The innovation frontier didn’t stop in 2008 — we just acted like it did.

The Multi-Money Future: Digital Pounds, Stablecoins, and Everything In Between
Breeden outlined an ambitious vision where consumers pick between traditional bank deposits, tokenised deposits, regulated stablecoins, and potentially a digital pound. Think of it as the financial equivalent of choosing between Spotify, Apple Music, or vinyl — different formats, same money.
Where’s the Digital Pound?
The Bank and Treasury are currently in the “design phase” for a central bank digital currency (CBDC). A progress report is expected later this year, though don’t hold your breath for launch dates. These things move slower than government IT projects.
The Great Stablecoin U-Turn: From “Dinosaur” to Watershed Moment
Governor Andrew Bailey previously told Parliament he’d need “a lot of convincing” on stablecoins and openly questioned whether we needed “a new form of money” at all. The fintech industry wasn’t impressed.
Political Pressure Works
After Reform Party’s Nigel Farage branded Bailey a “dinosaur” and industry groups warned the Bank risked “killing” London’s stablecoin ambitions, something shifted. In October, Bailey penned a Financial Times op-ed admitting it would be “wrong to be against stablecoins as a matter of principle.”
Translation: we’re listening now.
November’s Game-Changer
The Bank’s November consultation paper introduced a crucial safety net: if a stablecoin issuer faces market panic but remains fundamentally sound, the Bank can provide emergency cash liquidity. This backstop ensures stablecoins can maintain their 1:1 peg to the pound without collapsing during crises.
Industry body Innovate Finance, which had previously slammed the Bank’s “prescriptive” approach, hailed it as a “watershed” moment. The global stablecoin market is worth over $200 billion — the UK finally wants a piece.

What This Means for UK Fintech
The message is clear: adapt or get left behind. With competitors racing ahead on payment innovation and digital assets, the Bank of England is pivoting from cautious sceptic to reluctant enabler.
Whether it’s fast enough remains to be seen. Brazil didn’t wait for permission to build Pix. Sweden didn’t form endless committees before launching Swish. The UK’s challenge isn’t just regulatory reform — it’s urgency.
The bottom line? Innovation waits for no central bank. If the UK wants to reclaim its fintech crown, talking about multi-money futures won’t cut it. We need infrastructure that actually works.
FAQ
Q1: Is the UK really behind on digital payments?
A: Yes. Whilst we pioneered instant transfers in 2008, countries like Brazil and Sweden now offer superior mobile-first systems with features unavailable in the UK. Our infrastructure hasn’t kept pace with global innovation.
Q2: What’s a digital pound and when will it launch?

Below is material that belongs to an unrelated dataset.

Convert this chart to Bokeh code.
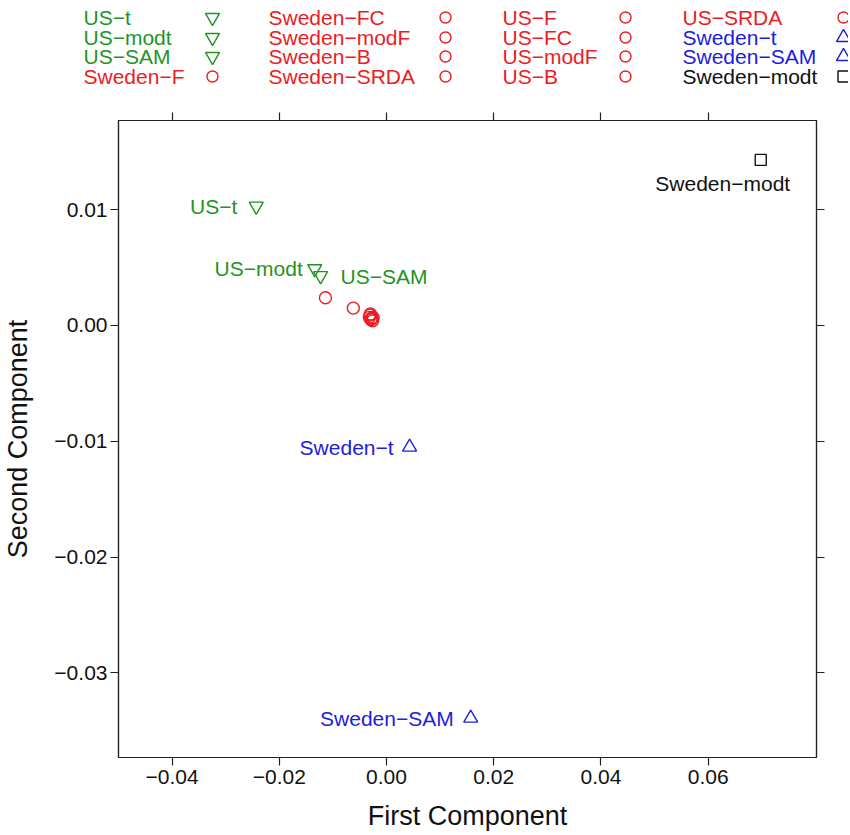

A: A digital pound would be a central bank digital currency (CBDC) — essentially electronic cash issued by the Bank of England. It’s currently in the design phase with no confirmed launch date, though a progress report is expected this year.
Q3: Why did the Bank of England change its mind on stablecoins?
A: Political pressure from figures like Nigel Farage, industry warnings about losing London’s competitive edge, and the realisation that the $200bn+ global stablecoin market isn’t going away forced a policy rethink.
Q4: How do stablecoin liquidity backstops work?
A: If a stablecoin issuer is financially sound but faces temporary market panic preventing asset sales, the Bank can provide emergency cash loans. This prevents panic-driven collapses whilst maintaining the coin’s 1:1 value peg.
Q5: What payment features do Sweden and Brazil have that the UK doesn’t?
A: Systems like Swish (Sweden) and Pix (Brazil) offer instant mobile-to-mobile transfers, direct retailer payments, and seamless interbank functionality that works across all banks and platforms — something UK payment rails don’t fully support.